Business groups say the only way to address social ills is to accelerate growth and attract foreign investment. This, however, also requires the government to implement reforms, including in the tax and subsidies regimes, privatisations and, crucially, to pass a new streamlined investment code. “Why is the investment code 1,000 pages? It should be a single page,” says Mr Abdelkafi. “The Tunisian administration is not here to attract investments,” he complains.

Hakim Ben Hammouda, economy and finance minister in the outgoing government, says that with the macroeconomic situation stabilised, the launch of big infrastructure projects in which the private sector invests should be a priority to absorb jobless youth.

“Since 2011 we’ve been managing the chaos, the emergency situation, and the security and political crisis. Now you need to give hope,” he says. “You need to say what Tunisia will look like in 2030 and convince people that the end of authoritarian rule is a starting point to a new social and economic era. That’s the missing part of the Tunisia story.”

***

Power broker: Trade union happy to play ‘regulator’ to politicians

The central part played by the general trade union in Tunisia’s uprising is one of the untold stories of the 2011 revolution. After street vendor Mohamed Bouazizi set himself alight in Sidi Bouzid and sparked a wave of youth protests, local chapters of the trade union rebelled against the pro-regime leadership to join the revolt.
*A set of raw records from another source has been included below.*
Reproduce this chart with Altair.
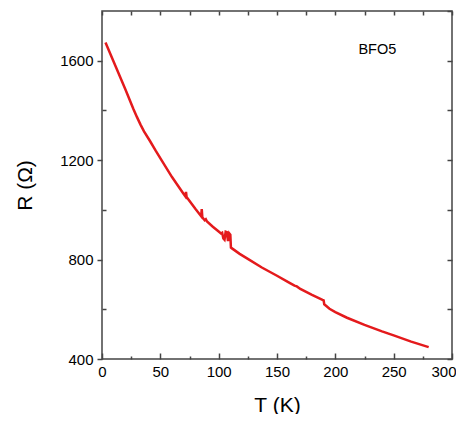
import altair as alt
import pandas as pd

# ---- data ----
T = [3, 10, 20, 27, 30, 33, 36, 41, 46, 51, 60, 70, 71.5, 72, 72.5, 80, 85, 85.5, 86, 88, 89,
     90, 95, 100, 102, 103, 104, 105, 106, 107, 108, 109, 110, 110.5, 112, 118, 125, 137,
     150, 160, 165, 167, 170, 180, 189, 190, 190.5, 192, 195, 200, 210, 225, 240, 250, 265,
     280]
R = [1673, 1596, 1485, 1405, 1373, 1343, 1316, 1278, 1238, 1200, 1132, 1064, 1054, 1072,
     1052, 1004, 974, 1003, 970, 958, 962, 953, 932, 913, 905, 908, 885, 880, 912, 910, 874,
     906, 900, 848, 843, 823, 803, 768, 735, 708, 695, 692, 682, 658, 638, 636, 620, 614,
     602, 589, 566, 537, 511, 495, 470, 448]

x_major = [0, 50, 100, 150, 200, 250, 300]
x_minor = [25, 75, 125, 175, 225, 275]
x_top = [0, 25, 50, 75, 100, 125, 150, 175, 200, 225, 250, 275, 300]
y_major = [400, 800, 1200, 1600]
y_minor = [600, 1000, 1400]
y_right = [400, 600, 800, 1000, 1200, 1400, 1600, 1800]

note_T = [236]
note_R = [1642]
note_text = ["BFO5"]

RED = "#e41a1c"
FONT = "Liberation Sans"
TICK = "#444444"

df = pd.DataFrame({"T": T, "R": R, "i": list(range(len(T)))})
notes = pd.DataFrame({"T": note_T, "R": note_R, "text": note_text})

xs = alt.Scale(domain=[0, 300], nice=False, zero=False)
ys = alt.Scale(domain=[400, 1800], nice=False, zero=False)

main = alt.Chart(df).mark_line(color=RED, strokeWidth=2.5).encode(
    x=alt.X("T:Q", scale=xs, axis=alt.Axis(
        orient="bottom", values=x_major, title="T (K)", offset=-6, tickSize=6,
        domain=False, labelPadding=5, titlePadding=15, titleFontSize=21,
        labelFontSize=15, labelFlush=False, labelOverlap=False, format="d",
        labelAlign={"condition": {"test": "datum.value == 300", "value": "right"},
                    "value": "center"},
        labelOffset={"condition": {"test": "datum.value == 300", "value": 4},
                     "value": 0})),
    y=alt.Y("R:Q", scale=ys, axis=alt.Axis(
        orient="left", values=y_major, title="R (Ω)", tickSize=5,
        domain=False, labelPadding=4, titlePadding=24, titleFontSize=21,
        labelFontSize=15, labelFlush=False, labelOverlap=False, format="d")),
    order="i:Q",
)

minor = alt.Chart(df).mark_line(strokeOpacity=0).encode(
    x=alt.X("T:Q", scale=xs, axis=alt.Axis(
        orient="bottom", values=x_minor, title=None, offset=-3, tickSize=3,
        domain=False, labels=False)),
    y=alt.Y("R:Q", scale=ys, axis=alt.Axis(
        orient="left", values=y_minor, title=None, offset=-4, tickSize=4,
        domain=False, labels=False)),
    order="i:Q",
)

mirror = alt.Chart(df).mark_line(strokeOpacity=0).encode(
    x=alt.X("T:Q", scale=xs, axis=alt.Axis(
        orient="top", values=x_top, title=None, offset=-4, tickSize=4,
        domain=False, labels=False)),
    y=alt.Y("R:Q", scale=ys, axis=alt.Axis(
        orient="right", values=y_right, title=None, offset=-5, tickSize=5,
        domain=False, labels=False)),
    order="i:Q",
)

label = alt.Chart(notes).mark_text(
    font=FONT, fontSize=14.5, color="black", align="center", baseline="middle"
).encode(
    x=alt.X("T:Q", scale=xs, axis=None),
    y=alt.Y("R:Q", scale=ys, axis=None),
    text="text:N",
)

chart = alt.layer(main, minor, mirror, label).resolve_axis(
    x="independent", y="independent"
).properties(
    width=350, height=348,
    padding={"left": 94, "top": 3, "right": 4, "bottom": 55},
    autosize=alt.AutoSizeParams(type="none"),
).configure_view(
    stroke=TICK, strokeWidth=1.5
).configure_axis(
    grid=False, tickColor=TICK, tickWidth=1.5,
    labelFont=FONT, labelColor="black", titleFont=FONT, titleColor="black",
    titleFontWeight="normal",
)

chart.save("out.html", embed_options={"renderer": "svg", "actions": False})
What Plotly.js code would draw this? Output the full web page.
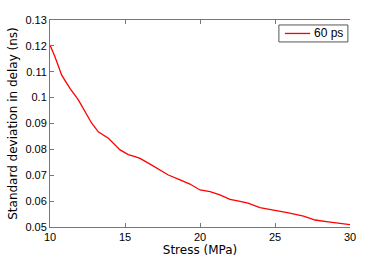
<!DOCTYPE html>
<html><head><meta charset="utf-8">
<script src="https://cdn.plot.ly/plotly-3.0.1.min.js"></script>
<style>html,body{margin:0;padding:0;background:#fff}#c{width:388px;height:259px}</style>
</head><body><div id="c"></div>
<script>
const stress = [10, 10.33, 10.78, 11.33, 11.89, 12.33, 12.78, 13.22, 13.89, 14.67, 15.22, 15.67, 16, 16.67, 17.33, 17.89, 18.67, 19.33, 20, 20.67, 21.33, 22, 22.6, 23.2, 24, 25, 25.9, 26.9, 27.67, 28.55, 29.45, 30];
const sd60 = [0.1203, 0.1158, 0.1087, 0.1036, 0.0991, 0.0946, 0.0901, 0.0868, 0.0843, 0.0798, 0.0780, 0.0772, 0.0765, 0.0743, 0.0720, 0.0701, 0.0682, 0.0666, 0.0643, 0.0637, 0.0624, 0.0607, 0.0600, 0.0592, 0.0575, 0.0566, 0.0555, 0.0542, 0.0527, 0.0520, 0.0514, 0.0509];
const seriesName = '60 ps';
const xTicks = [10, 15, 20, 25, 30];
const yTicks = [0.05, 0.06, 0.07, 0.08, 0.09, 0.1, 0.11, 0.12, 0.13];
const yTickText = ['0.05','0.06','0.07','0.08','0.09','0.1','0.11','0.12','0.13'];

const tickFont = {family: 'Liberation Sans, Arial, sans-serif', size: 11, color: '#000'};
const titleFont = {family: 'DejaVu Sans, Verdana, sans-serif', size: 12, color: '#000'};
const red = '#ff0000';

Plotly.newPlot('c', [{
  x: stress, y: sd60, type: 'scatter', mode: 'lines', name: seriesName,
  line: {color: red, width: 1.3}
}], {
  width: 388, height: 259,
  margin: {l: 50, r: 38, t: 20, b: 32},
  paper_bgcolor: '#fff', plot_bgcolor: '#fff',
  showlegend: false,
  shapes: [
    {type: 'rect', xref: 'paper', yref: 'paper', x0: 0.763, x1: 0.993, y0: 0.894, y1: 0.976,
     line: {color: '#555', width: 1}, fillcolor: '#fff'},
    {type: 'line', xref: 'paper', yref: 'paper', x0: 0.783, x1: 0.867, y0: 0.935, y1: 0.935,
     line: {color: red, width: 1.3}}
  ],
  annotations: [
    {xref: 'paper', yref: 'paper', x: 0.874, y: 0.935, xanchor: 'left', yanchor: 'middle',
     text: seriesName, showarrow: false, font: {family: 'Liberation Sans, Arial, sans-serif', size: 12, color: '#000'}}
  ],
  xaxis: {range: [10, 30], tickvals: xTicks, ticktext: xTicks.map(String), ticks: 'inside', ticklen: 4,
          tickcolor: '#777', showline: true, linecolor: '#777', linewidth: 1, mirror: 'ticks',
          showgrid: false, zeroline: false, tickfont: tickFont,
          title: {text: 'Stress (MPa)', font: titleFont, standoff: 3}},
  yaxis: {range: [0.05, 0.13], tickvals: yTicks, ticktext: yTickText, ticks: 'inside', ticklen: 4,
          tickcolor: '#777', showline: true, linecolor: '#777', linewidth: 1,
          showgrid: false, zeroline: false, tickfont: tickFont,
          title: {text: 'Standard deviation in delay (ns)', font: titleFont, standoff: 5}},
  yaxis2: {range: [0.05, 0.13], overlaying: 'y', side: 'right', tickvals: yTicks, ticks: 'inside', ticklen: 4,
           tickcolor: '#000', showline: true, linecolor: '#000', linewidth: 1.2, showticklabels: false,
           showgrid: false, zeroline: false}
}, {displayModeBar: false, staticPlot: true});
</script></body></html>
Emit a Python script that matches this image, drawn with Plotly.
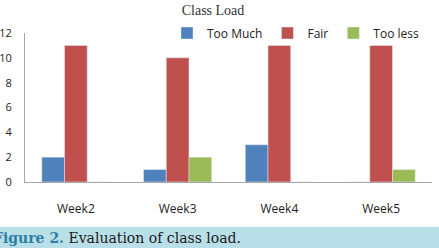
import plotly.graph_objects as go

weeks = ["Week2", "Week3", "Week4", "Week5"]
too_much = [2, 1, 3, 0]
fair = [11, 10, 11, 11]
too_less = [0, 2, 0, 1]
y_ticks = [0, 2, 4, 6, 8, 10, 12]

W, H = 439, 252
L, R, T, B = 25, 7, 33, 70
pw = W - L - R
ph = H - T - B

def px_x(x):
    return (x - L) / pw

def px_y(y):
    return (H - B - y) / ph

sans = "Open Sans"
serif = "DejaVu Serif"

fig = go.Figure()
fig.add_trace(go.Bar(name="Too Much", x=weeks, y=too_much, marker_color="#4F81BD"))
fig.add_trace(go.Bar(name="Fair", x=weeks, y=fair, marker_color="#C0504D"))
fig.add_trace(go.Bar(name="Too less", x=weeks, y=too_less, marker_color="#9BBB59"))

fig.update_layout(
    width=W, height=H,
    margin=dict(l=L, r=R, t=T, b=B),
    paper_bgcolor="white", plot_bgcolor="white",
    barmode="group", bargap=0.33, bargroupgap=0,
    showlegend=True,
    legend=dict(orientation="h", x=px_x(424), xanchor="right", y=1.0, yanchor="middle",
                font=dict(family=sans, size=12, color="#222"), bgcolor="rgba(0,0,0,0)",
                itemwidth=30, traceorder="normal"),
    title=dict(text="Class Load", x=213 / W, xanchor="center", y=1 - 10 / H, yanchor="middle",
               font=dict(family="Liberation Serif", size=14, color="#333")),
    xaxis=dict(showline=True, linecolor="#a6a6a6", linewidth=1, ticks="",
               tickfont=dict(family=sans, size=12, color="#222"), ticklabelstandoff=16,
               showgrid=False, zeroline=False),
    yaxis=dict(range=[0, 12], tickvals=y_ticks, showline=True, linecolor="#a6a6a6", linewidth=1,
               ticks="", tickfont=dict(family=sans, size=11, color="#222"), ticklabelstandoff=10,
               showgrid=False, zeroline=False, automargin=False),
)

fig.add_shape(type="rect", xref="paper", yref="paper",
              x0=px_x(0), x1=px_x(W), y0=px_y(248), y1=px_y(227),
              fillcolor="#b9dfe9", line=dict(width=0), layer="below")

fig.add_annotation(xref="paper", yref="paper", x=px_x(-9), y=px_y(237.5),
                   xanchor="left", yanchor="middle", showarrow=False,
                   text="<b><span style='color:#2c7fa3'>Figure 2.</span></b> Evaluation of class load.",
                   font=dict(family=serif, size=14, color="#1a1a1a"))

fig.write_html("out.html")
Since the toppling of Zein al-Abidine Ben Ali, the UGTT (the French-language acronym for the Tunisian General Labour Union), has again emerged as the country’s most important power broker, helping to bridge the gap between Islamist and anti-Islamist camps.

Hassine Abassi
Hassine Abassi © Getty

Hassine Abassi, the trade union chief, is a small man with an intense stare. He is well aware of his power. “It is a difficult equation to play a national role to reconcile between different stakeholders and preserve the social and economic interests of your members . . . Rarely do you have trade unions playing both roles,” he says. “But it’s not a strange mandate for the UGTT.”

Farhat Hached, the late head of the union, played a lead role in Tunisia’s fight against French colonialism, but was assassinated in 1952, four years before the country won its independence. “The liberation legacy is implanted in the minds of the trade union leaders and we’ve played a similar role on different occasions,” says Mr Abassi.

The UGTT, he says, is now acting as a “regulator” of the political scene. Its role, however, is provoking anxiety in the business community, which worries that the union’s oversized authority, and the pressure for wage hikes, could hinder economic liberalisation. Mr Abassi says he backs reforms, but only as part of a new development model that shifts attention to underprivileged regions and the needs of the unemployed.

“The revolution erupted . . . because of an unfair development model and
a lack of fair distribution of wealth between regions and sectors,” he says.

Today, he says, only workers are paying taxes, while the informal economy thrives and capital flees the country. “We back fundamental and comprehensive reform,” he says.